Four years after rolling out the original Complete Streets program, City Hall has decided to embark on a new traffic-calming project, “Complete Streets 2.0.”

Spearheaded by transit chief Doug Hausladen ’04 and city engineer Giovanni Zinn ’05, the new initiative aims to coordinate transit between cyclists, pedestrians and motor vehicles through quick and inexpensive means such as painting new crosswalks, putting boxed plants in illegal parking spaces and using delineator tubes to separate bike paths. The city aims to roll out twenty to thirty of these projects by the end of the fiscal year on June 30, 2015, Hausladen said.

“With our budget, we can only afford to do one or two projects a year,” said Hausladen. “And with the amount of calming we need to do, the mayor made it very clear that we need to find solutions that can get to more neighborhoods and have a more broad impact.”

According to the Complete Streets manual from the original program, the program seeks to enable safe access for everyone on the roads.

In 2008, the Board of Aldermen approved the creation of a Complete Streets steering committee to oversee development of the city’s road system. The move came in response to community-wide concern over the amount of traffic accidents in the city. That year, two pedestrians were killed in traffic accidents.

Hausladen noted that New Haven drivers rank among the worst nationwide. According to All State America’s Best Drivers Report, released in August, New Haven had the 10th worst driving record ranking among 200 cities across the country.

Carol Brown, who has worked as a crossing guard in New Haven for the past eight years, said that the city has a bad traffic problem.

“People don’t even want to stop for school buses,” she said. “It’s pretty dangerous down here.”
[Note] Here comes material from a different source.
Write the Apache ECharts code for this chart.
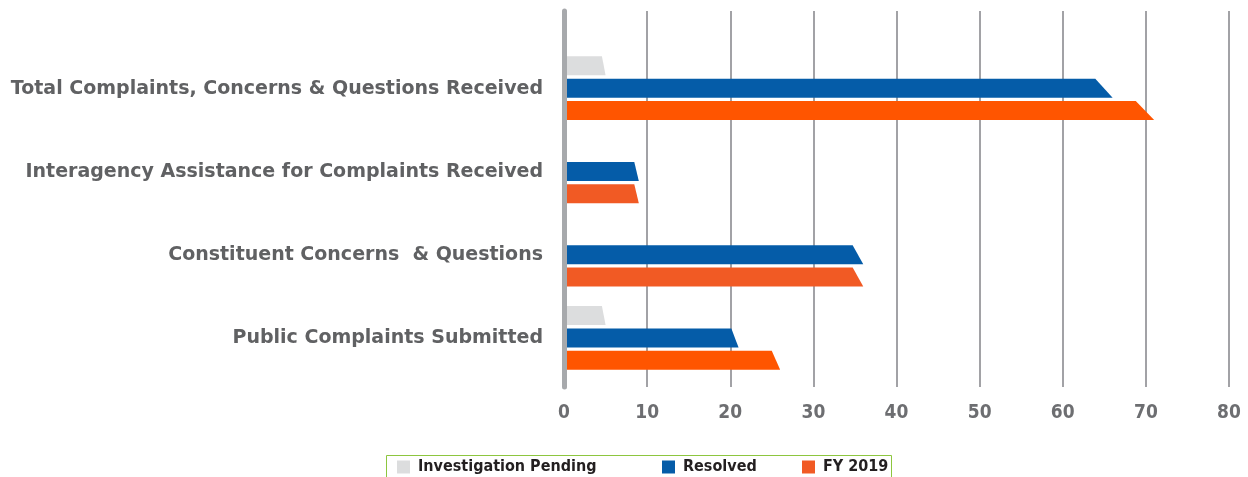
<!DOCTYPE html>
<html>
<head>
<meta charset="utf-8">
<script src="https://cdn.jsdelivr.net/npm/echarts@6/dist/echarts.min.js"></script>
<style>
  html, body { margin: 0; padding: 0; background: #fff; }
  #main { width: 1248px; height: 477px; }
</style>
</head>
<body>
<div id="main"></div>
<script>
// categories, top to bottom
var categories = [
  'Total Complaints, Concerns & Questions Received',
  'Interagency Assistance for Complaints Received',
  'Constituent Concerns  & Questions',
  'Public Complaints Submitted'
];
var pending = [5, 0, 0, 5];
var resolved = [66, 9, 36, 21];
var fy2019 = [71, 9, 36, 26];
var xTicks = [0, 10, 20, 30, 40, 50, 60, 70, 80];

var fyColors = ['#FF5500', '#F15A24', '#F15A24', '#FF5500'];

var chart = echarts.init(document.getElementById('main'));

// slanted-end bar, value sits at the bottom-right corner
function slantBar(slot) {
  return function (params, api) {
    var v = api.value(0);
    if (!v) return;
    var start = api.coord([0, api.value(1)]);
    var end = api.coord([v, api.value(1)]);
    var band = api.size([0, 1])[1];
    var step = band * 0.27;
    var h = 19;
    var cy = start[1] - 0.5 + (slot - 1) * step;
    var len = end[0] - start[0];
    var slant = 2.5 + 0.027 * len;
    return {
      type: 'polygon',
      shape: { points: [
        [start[0], cy - h / 2],
        [end[0] - slant, cy - h / 2],
        [end[0], cy + h / 2],
        [start[0], cy + h / 2]
      ] },
      style: { fill: api.visual('color') }
    };
  };
}

function toData(arr, colors) {
  return arr.map(function (v, i) {
    var d = { value: [v, i] };
    if (colors) d.itemStyle = { color: colors[i] };
    return d;
  });
}

chart.setOption({
  animation: false,
  grid: [
    { left: 564, right: 19, top: 47, bottom: 97 },
    { left: 564, right: 19, top: 11, bottom: 90 }
  ],
  xAxis: [
    { gridIndex: 0, type: 'value', min: 0, max: 80, show: false },
    {
      gridIndex: 1, type: 'value', min: 0, max: 80, interval: 10,
      axisLine: { show: false }, axisTick: { show: false },
      splitLine: { show: true, lineStyle: { color: '#A2A2A6', width: 2 } },
      axisLabel: {
        margin: 17, color: '#6D6E71', fontSize: 19, fontWeight: 'bold',
        fontFamily: 'DejaVu Sans Condensed',
        formatter: function (v) { return xTicks.indexOf(v) >= 0 ? String(v) : ''; }
      }
    }
  ],
  yAxis: [
    {
      gridIndex: 0, type: 'category', data: categories, inverse: true,
      axisLine: { show: false }, axisTick: { show: false },
      axisLabel: {
        margin: 21, color: '#606163', fontSize: 19,
        fontFamily: 'DejaVu Sans', fontWeight: 'bold'
      }
    },
    {
      gridIndex: 1, type: 'value', min: 0, max: 1, z: 10,
      axisLine: { show: true, lineStyle: { color: '#A7A9AC', width: 5 } },
      axisTick: { show: false }, axisLabel: { show: false },
      splitLine: { show: false }
    }
  ],
  legend: [
    { data: ['Investigation Pending'], left: 397, top: 459 },
    { data: ['Resolved'], left: 662, top: 459 },
    { data: ['FY 2019'], left: 802, top: 459 }
  ].map(function (l) {
    l.icon = 'rect';
    l.itemWidth = 13;
    l.itemHeight = 13;
    l.itemGap = 0;
    l.padding = 0;
    l.selectedMode = false;
    l.textStyle = { color: '#231F20', fontSize: 16, fontWeight: 'bold', fontFamily: 'DejaVu Sans Condensed', padding: [3, 0, 0, 3] };
    return l;
  }),
  graphic: [{
    type: 'rect',
    shape: { x: 386.5, y: 455.5, width: 505, height: 30 },
    style: { fill: 'none', stroke: '#8DC63F', lineWidth: 1 }
  }],
  series: [
    {
      name: 'Investigation Pending', type: 'custom', xAxisIndex: 0, yAxisIndex: 0,
      itemStyle: { color: '#DCDDDE' }, encode: { x: 0, y: 1 },
      renderItem: slantBar(0), data: toData(pending)
    },
    {
      name: 'Resolved', type: 'custom', xAxisIndex: 0, yAxisIndex: 0,
      itemStyle: { color: '#055CA8' }, encode: { x: 0, y: 1 },
      renderItem: slantBar(1), data: toData(resolved)
    },
    {
      name: 'FY 2019', type: 'custom', xAxisIndex: 0, yAxisIndex: 0,
      itemStyle: { color: '#F15A24' }, encode: { x: 0, y: 1 },
      renderItem: slantBar(2), data: toData(fy2019, fyColors)
    }
  ]
});
</script>
</body>
</html>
Shirley Goforth, another crossing guard, said that crossing times in the downtown area should be longer, as pedestrians have only nine seconds to cross the street in certain locations, including at the Church and Elm intersection.
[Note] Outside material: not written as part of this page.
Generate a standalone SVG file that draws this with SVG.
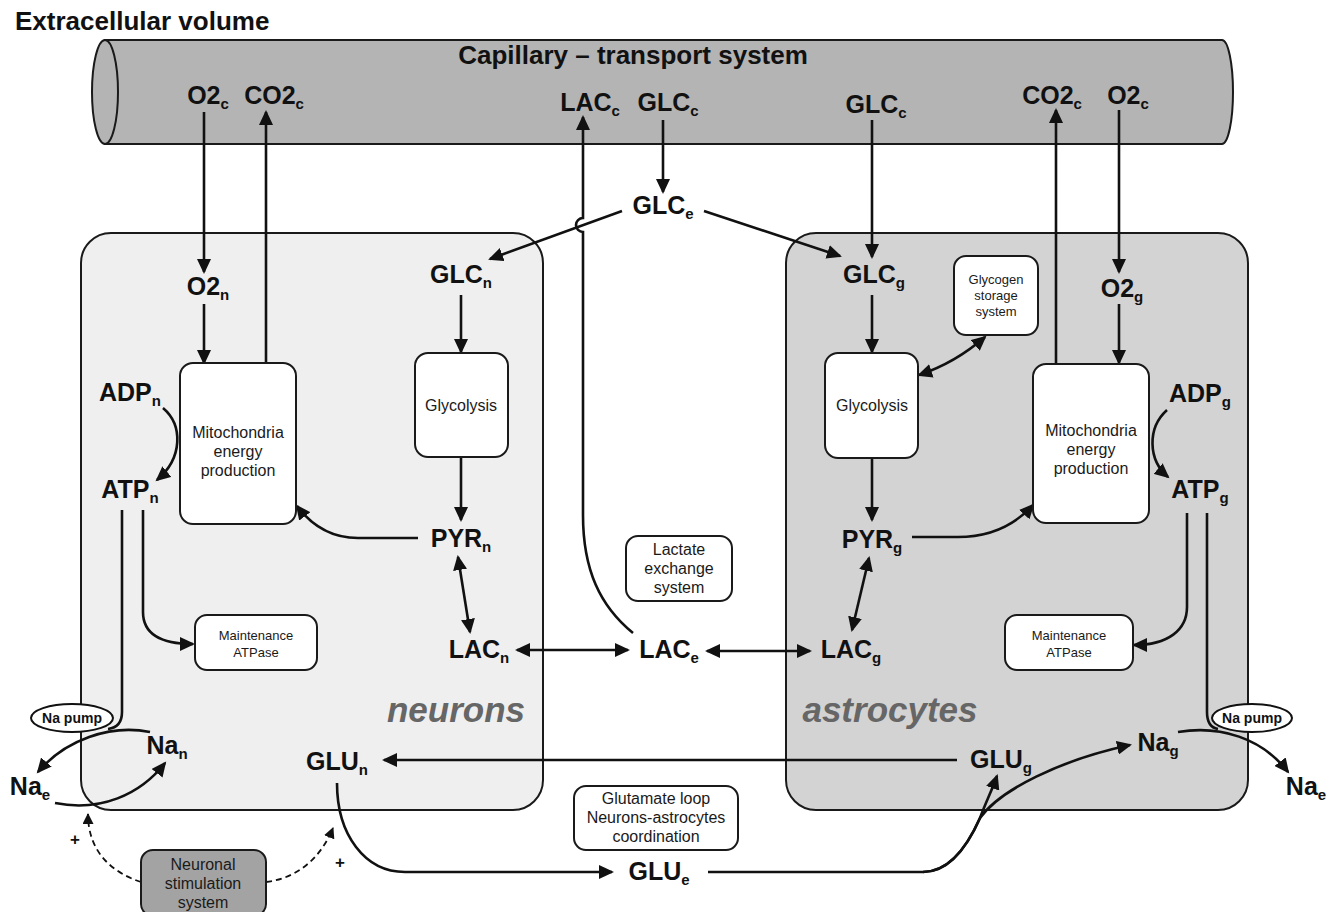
<svg xmlns="http://www.w3.org/2000/svg" width="1338" height="912" viewBox="0 0 1338 912">
<style>
.lbl{font-family:"Liberation Sans",Arial,sans-serif;font-weight:bold;font-size:25px;fill:#111;text-anchor:middle}
.sub{font-size:15px}
.bt{font-family:"Liberation Sans",Arial,sans-serif;font-size:16px;fill:#1a1a1a;text-anchor:middle}
.st{font-family:"Liberation Sans",Arial,sans-serif;font-size:13px;fill:#1a1a1a;text-anchor:middle}
.box{fill:#fff;stroke:#1a1a1a;stroke-width:2}
.c{fill:none;stroke:#111;stroke-width:2.6}
.d{fill:none;stroke:#111;stroke-width:1.8;stroke-dasharray:6,4}
.big{font-family:"Liberation Sans",Arial,sans-serif;font-weight:bold;font-style:italic;font-size:35px;fill:#666;text-anchor:middle}
</style>
<defs>
<marker id="ah" markerUnits="userSpaceOnUse" markerWidth="16" markerHeight="14" refX="13" refY="7" orient="auto-start-reverse"><path d="M0,0 L15,7 L0,14 Z" fill="#111"/></marker>
<marker id="as" markerUnits="userSpaceOnUse" markerWidth="12" markerHeight="11" refX="10" refY="5.5" orient="auto"><path d="M0,0 L11,5.5 L0,11 Z" fill="#111"/></marker>
</defs>
<rect width="1338" height="912" fill="#fff"/>
<text x="15" y="30" font-family="Liberation Sans, Arial, sans-serif" font-weight="bold" font-size="26" fill="#111">Extracellular volume</text>

<g id="capillary">
<path d="M105,40 H1222 A11,52 0 0 1 1222,144 H105 Z" fill="#b4b4b4" stroke="#1a1a1a" stroke-width="2"/>
<ellipse cx="105" cy="92" rx="13" ry="52" fill="#b4b4b4" stroke="#1a1a1a" stroke-width="2"/>
<text x="633" y="64" font-family="Liberation Sans, Arial, sans-serif" font-weight="bold" font-size="26" fill="#111" text-anchor="middle">Capillary – transport system</text>
</g>

<g id="neurons-cell">
<rect x="81" y="233" width="462" height="577" rx="30" fill="#efefef" stroke="#1a1a1a" stroke-width="2"/>
<text x="456" y="722" class="big">neurons</text>
</g>
<g id="astrocytes-cell">
<rect x="786" y="233" width="462" height="577" rx="30" fill="#d3d3d3" stroke="#1a1a1a" stroke-width="2"/>
<text x="890" y="722" class="big">astrocytes</text>
</g>

<g id="connectors">
<path class="c" d="M204,112 V272" marker-end="url(#ah)"/>
<path class="c" d="M204,304 V363" marker-end="url(#ah)"/>
<path class="c" d="M266,363 V112" marker-end="url(#ah)"/>
<path class="c" d="M663,120 V192" marker-end="url(#ah)"/>
<path class="c" d="M622,211 L490,259" marker-end="url(#ah)"/>
<path class="c" d="M704,211 L840,256" marker-end="url(#ah)"/>
<path class="c" d="M633,633 C600,606 583,570 583,515 V232 A7,7 0 0 1 583,218 V117" marker-end="url(#ah)"/>
<path class="c" d="M872,120 V257" marker-end="url(#ah)"/>
<path class="c" d="M1056,364 V110" marker-end="url(#ah)"/>
<path class="c" d="M1119,110 V272" marker-end="url(#ah)"/>
<path class="c" d="M1119,304 V363" marker-end="url(#ah)"/>
<path class="c" d="M461,295 V352" marker-end="url(#ah)"/>
<path class="c" d="M461,457 V520" marker-end="url(#ah)"/>
<path class="c" d="M418,538 H358 C332,538 312,526 297,506" marker-end="url(#ah)"/>
<path class="c" d="M163,408 C183,425 183,458 157,480" marker-end="url(#ah)"/>
<path class="c" d="M143,510 V612 C143,632 158,644 193,644" marker-end="url(#ah)"/>
<path class="c" d="M122,510 V712 C122,724 116,728 108,729"/>
<path class="c" d="M150,732 C110,724 65,740 38,772" marker-end="url(#ah)"/>
<path class="c" d="M55,803 C100,812 140,795 165,763" marker-end="url(#ah)"/>
<path class="c" d="M458,557 L470,632" marker-start="url(#ah)" marker-end="url(#ah)"/>
<path class="c" d="M517,650 H628" marker-start="url(#ah)" marker-end="url(#ah)"/>
<path class="c" d="M707,651 H810" marker-start="url(#ah)" marker-end="url(#ah)"/>
<path class="c" d="M872,295 V352" marker-end="url(#ah)"/>
<path class="c" d="M872,458 V520" marker-end="url(#ah)"/>
<path class="c" d="M912,537 H958 C988,537 1014,526 1033,505" marker-end="url(#ah)"/>
<path class="c" d="M869,558 L852,630" marker-start="url(#ah)" marker-end="url(#ah)"/>
<path class="c" d="M919,375 Q955,363 985,337" marker-start="url(#ah)" marker-end="url(#ah)"/>
<path class="c" d="M1167,410 C1147,428 1148,460 1168,477" marker-end="url(#ah)"/>
<path class="c" d="M1187,513 V607 C1187,630 1168,645 1134,645" marker-end="url(#ah)"/>
<path class="c" d="M1207,513 V712 C1207,724 1212,728 1218,729"/>
<path class="c" d="M1178,732 C1220,725 1262,738 1288,772" marker-end="url(#ah)"/>
<path class="c" d="M957,760 H384" marker-end="url(#ah)"/>
<path class="c" d="M337,783 C337,835 365,872 405,872 H612" marker-end="url(#ah)"/>
<path class="c" d="M708,872 H923 C950,872 968,845 980,818 C986,802 992,790 997,776" marker-end="url(#ah)"/>
<path class="c" d="M923,872 C950,872 968,845 980,818 C1000,790 1060,760 1130,745" marker-end="url(#ah)"/>
<path class="d" d="M141,882 C110,872 88,850 88,814" marker-end="url(#as)"/>
<path class="d" d="M266,882 C300,878 322,855 333,828" marker-end="url(#as)"/>
<text x="75" y="845" class="lbl" style="font-size:17px">+</text>
<text x="340" y="868" class="lbl" style="font-size:17px">+</text>
</g>

<g id="mito-n"><rect class="box" x="180" y="363" width="116" height="161" rx="13"/>
<text class="bt" x="238" y="438">Mitochondria</text><text class="bt" x="238" y="457">energy</text><text class="bt" x="238" y="476">production</text></g>
<g id="glyc-n"><rect class="box" x="415" y="353" width="93" height="104" rx="13"/><text class="bt" x="461" y="411">Glycolysis</text></g>
<g id="maint-n"><rect class="box" x="195" y="615" width="122" height="55" rx="12"/><text class="st" x="256" y="640">Maintenance</text><text class="st" x="256" y="657">ATPase</text></g>
<g id="glycogen"><rect class="box" x="954" y="256" width="84" height="79" rx="12"/><text class="st" x="996" y="284">Glycogen</text><text class="st" x="996" y="300">storage</text><text class="st" x="996" y="316">system</text></g>
<g id="glyc-g"><rect class="box" x="825" y="353" width="93" height="105" rx="13"/><text class="bt" x="872" y="411">Glycolysis</text></g>
<g id="mito-g"><rect class="box" x="1033" y="364" width="116" height="159" rx="13"/>
<text class="bt" x="1091" y="436">Mitochondria</text><text class="bt" x="1091" y="455">energy</text><text class="bt" x="1091" y="474">production</text></g>
<g id="maint-g"><rect class="box" x="1005" y="615" width="128" height="55" rx="12"/><text class="st" x="1069" y="640">Maintenance</text><text class="st" x="1069" y="657">ATPase</text></g>
<g id="lactate"><rect class="box" x="626" y="536" width="106" height="65" rx="12"/><text class="bt" x="679" y="555">Lactate</text><text class="bt" x="679" y="574">exchange</text><text class="bt" x="679" y="593">system</text></g>
<g id="glutamate"><rect class="box" x="574" y="786" width="164" height="64" rx="12"/><text class="bt" x="656" y="804">Glutamate loop</text><text class="bt" x="656" y="823">Neurons-astrocytes</text><text class="bt" x="656" y="842">coordination</text></g>
<g id="stimulation"><rect x="141" y="850" width="125" height="66" rx="12" fill="#a3a3a3" stroke="#1a1a1a" stroke-width="2"/><text class="bt" x="203" y="870">Neuronal</text><text class="bt" x="203" y="889">stimulation</text><text class="bt" x="203" y="908">system</text></g>
<g id="napump-n"><ellipse cx="72" cy="718" rx="41" ry="14" fill="#fff" stroke="#111" stroke-width="2"/><text x="72" y="723" class="lbl" style="font-size:14px">Na pump</text></g>
<g id="napump-g"><ellipse cx="1252" cy="718" rx="40" ry="14" fill="#fff" stroke="#111" stroke-width="2"/><text x="1252" y="723" class="lbl" style="font-size:14px">Na pump</text></g>

<g id="o2c-l"><text class="lbl" x="208" y="104">O2<tspan class="sub" dy="5">c</tspan></text></g>
<g id="co2c-l"><text class="lbl" x="274" y="104">CO2<tspan class="sub" dy="5">c</tspan></text></g>
<g id="lacc"><text class="lbl" x="590" y="111">LAC<tspan class="sub" dy="5">c</tspan></text></g>
<g id="glcc-m"><text class="lbl" x="668" y="111">GLC<tspan class="sub" dy="5">c</tspan></text></g>
<g id="glcc-r"><text class="lbl" x="876" y="113">GLC<tspan class="sub" dy="5">c</tspan></text></g>
<g id="co2c-r"><text class="lbl" x="1052" y="104">CO2<tspan class="sub" dy="5">c</tspan></text></g>
<g id="o2c-r"><text class="lbl" x="1128" y="104">O2<tspan class="sub" dy="5">c</tspan></text></g>
<g id="glce"><text class="lbl" x="663" y="214">GLC<tspan class="sub" dy="5">e</tspan></text></g>
<g id="o2n"><text class="lbl" x="208" y="295">O2<tspan class="sub" dy="5">n</tspan></text></g>
<g id="glcn"><text class="lbl" x="461" y="283">GLC<tspan class="sub" dy="5">n</tspan></text></g>
<g id="adpn"><text class="lbl" x="130" y="401">ADP<tspan class="sub" dy="5">n</tspan></text></g>
<g id="atpn"><text class="lbl" x="130" y="498">ATP<tspan class="sub" dy="5">n</tspan></text></g>
<g id="pyrn"><text class="lbl" x="461" y="547">PYR<tspan class="sub" dy="5">n</tspan></text></g>
<g id="lacn"><text class="lbl" x="479" y="658">LAC<tspan class="sub" dy="5">n</tspan></text></g>
<g id="lace"><text class="lbl" x="669" y="658">LAC<tspan class="sub" dy="5">e</tspan></text></g>
<g id="lacg"><text class="lbl" x="851" y="658">LAC<tspan class="sub" dy="5">g</tspan></text></g>
<g id="nan"><text class="lbl" x="167" y="754">Na<tspan class="sub" dy="5">n</tspan></text></g>
<g id="nae-l"><text class="lbl" x="30" y="795">Na<tspan class="sub" dy="5">e</tspan></text></g>
<g id="glun"><text class="lbl" x="337" y="770">GLU<tspan class="sub" dy="5">n</tspan></text></g>
<g id="glue"><text class="lbl" x="659" y="880">GLU<tspan class="sub" dy="5">e</tspan></text></g>
<g id="glug"><text class="lbl" x="1001" y="768">GLU<tspan class="sub" dy="5">g</tspan></text></g>
<g id="nag"><text class="lbl" x="1158" y="751">Na<tspan class="sub" dy="5">g</tspan></text></g>
<g id="nae-r"><text class="lbl" x="1306" y="795">Na<tspan class="sub" dy="5">e</tspan></text></g>
<g id="glcg"><text class="lbl" x="874" y="283">GLC<tspan class="sub" dy="5">g</tspan></text></g>
<g id="o2g"><text class="lbl" x="1122" y="297">O2<tspan class="sub" dy="5">g</tspan></text></g>
<g id="adpg"><text class="lbl" x="1200" y="402">ADP<tspan class="sub" dy="5">g</tspan></text></g>
<g id="atpg"><text class="lbl" x="1200" y="498">ATP<tspan class="sub" dy="5">g</tspan></text></g>
<g id="pyrg"><text class="lbl" x="872" y="548">PYR<tspan class="sub" dy="5">g</tspan></text></g>
</svg>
Hausladen said that his office has received around 75 requests for traffic calming since Mayor Toni Harp appointed him as head of transportation, traffic and parking at the end of January this year. He also said that he would draw on inspiration from larger cities that have taken on similar traffic-calming challenges, citing New York City as an example.

New Haven resident Ed Rugemer, who often rides his bike to get around the city, often compared the potential traffic-calming project in New Haven to programs that have been implemented in Boston. Rugemer said he lived in Boston when the city narrowed the streets to add bike paths, which he said did not worsen motor traffic.

Hausladen agreed with him, saying that a bike path on Church Street, one of New Haven’s major transit arteries, would not impede traffic flow for cars.

“We have to rethink how we do roads,” Hausladen said. “There are 12-foot travel lanes on Church Street. We can make them 10 feet.”

In a New Haven Independent poll asking 112 people how they thought a Church Street bike lane should be structured, only 12.5 percent of respondents said that there was no need for a bike lane on Church Street. The majority of the other respondents said the bike lane should be separated by planters.

“I think [more bike paths] would be a good idea and it’s safer for people, especially now that it’s getting dark earlier,” said New Haven resident Tanise Clark.

Travis Smith, another resident who said he rides his bike every day to and from work, echoed Clark’s statement that having more bike paths would increase safety.

However, Hausladen said that there are three potential challenges to Complete Streets 2.0: adhering to the proposed timeline, maintaining the new traffic markers and communicating with residents about the project.

Hausladen added that the city would consistently update their website with project developments, through which he hopes to quash residents’ concern that the city is not doing enough to limit traffic.